Your objective :: Where a line holds the word "matplotlib", copy that line.

Data lines ::

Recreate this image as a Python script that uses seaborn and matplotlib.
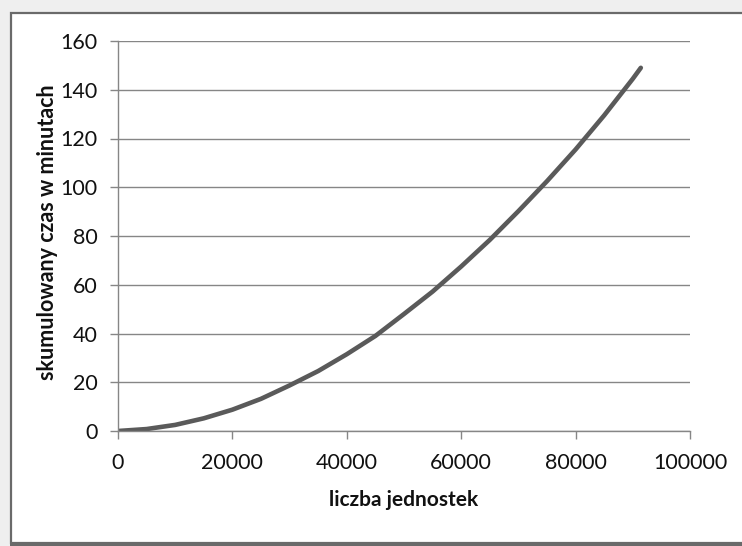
import matplotlib
matplotlib.use("Agg")
import matplotlib.pyplot as plt
import matplotlib.patches as mpatches
import seaborn as sns
import pandas as pd

# data
units = [0, 5000, 10000, 15000, 20000, 25000, 30000, 35000, 40000, 45000,
         50000, 55000, 60000, 65000, 70000, 75000, 80000, 85000, 90000, 91400]
minutes = [0, 0.8, 2.5, 5.2, 8.75, 13.2, 18.7, 24.6, 31.5, 39.0,
           48.0, 57.2, 67.5, 78.4, 90.2, 102.5, 115.5, 129.5, 144.5, 149.0]
x_ticks = [0, 20000, 40000, 60000, 80000, 100000]
y_ticks = [0, 20, 40, 60, 80, 100, 120, 140, 160]
x_label = "liczba jednostek"
y_label = "skumulowany czas w minutach"

df = pd.DataFrame({"units": units, "minutes": minutes})

sns.set_theme(style="white")
plt.rcParams["font.family"] = ["Lato", "DejaVu Sans"]

W, H = 742, 546
fig = plt.figure(figsize=(W / 100, H / 100), dpi=100)
fig.patch.set_facecolor("#efefef")

# background axes for the chart frame (pixel coordinates, y downwards)
bg = fig.add_axes([0, 0, 1, 1], zorder=-5)
bg.set_xlim(0, W)
bg.set_ylim(H, 0)
bg.axis("off")
bg.add_patch(mpatches.Rectangle((10.5, 12.5), W + 20, 530.5, facecolor="white",
                                edgecolor="#6a6a6a", linewidth=1.6))
bg.add_patch(mpatches.Rectangle((10, 543), W + 20, 5, facecolor="#6a6a6a",
                                edgecolor="none"))

ax = fig.add_axes([118 / W, 1 - 431 / H, (690 - 118) / W, (431 - 41) / H])
ax.set_facecolor("none")

sns.lineplot(data=df, x="units", y="minutes", ax=ax, color="#5a5a5a",
             linewidth=3.3, solid_capstyle="round")

ax.set_xlim(0, 100000)
ax.set_ylim(0, 160)
ax.set_xticks(x_ticks)
ax.set_yticks(y_ticks)
ax.set_xticklabels([str(t) for t in x_ticks])
ax.set_yticklabels([str(t) for t in y_ticks])

ax.grid(axis="y", color="#868686", linewidth=1.0)
ax.grid(axis="x", visible=False)
ax.set_axisbelow(True)
for s in ["top", "right"]:
    ax.spines[s].set_visible(False)
for s in ["left", "bottom"]:
    ax.spines[s].set_color("#868686")
    ax.spines[s].set_linewidth(1.0)

ax.tick_params(axis="both", which="major", direction="out", length=5.5,
               width=1.0, color="#868686", labelsize=15.5, labelcolor="#111111",
               left=True, bottom=True)
ax.tick_params(axis="y", pad=9)
ax.tick_params(axis="x", pad=10)

ax.set_xlabel(x_label, fontsize=15, fontweight="bold", color="#111111")
ax.set_ylabel(y_label, fontsize=15.5, fontweight="bold", color="#111111")
ax.xaxis.set_label_coords(0.5, -(500 - 431) / (431 - 41))
ax.yaxis.set_label_coords(-(118 - 48) / (690 - 118), 0.5 + 4 / 390)
ax.xaxis.label.set_va("center")
ax.yaxis.label.set_va("center")

fig.savefig("out.png", dpi=100, facecolor=fig.get_facecolor())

Final answer ::
Recreate this image as a Python script that uses seaborn and matplotlib.
import matplotlib
matplotlib.use("Agg")
import matplotlib.pyplot as plt
import matplotlib.patches as mpatches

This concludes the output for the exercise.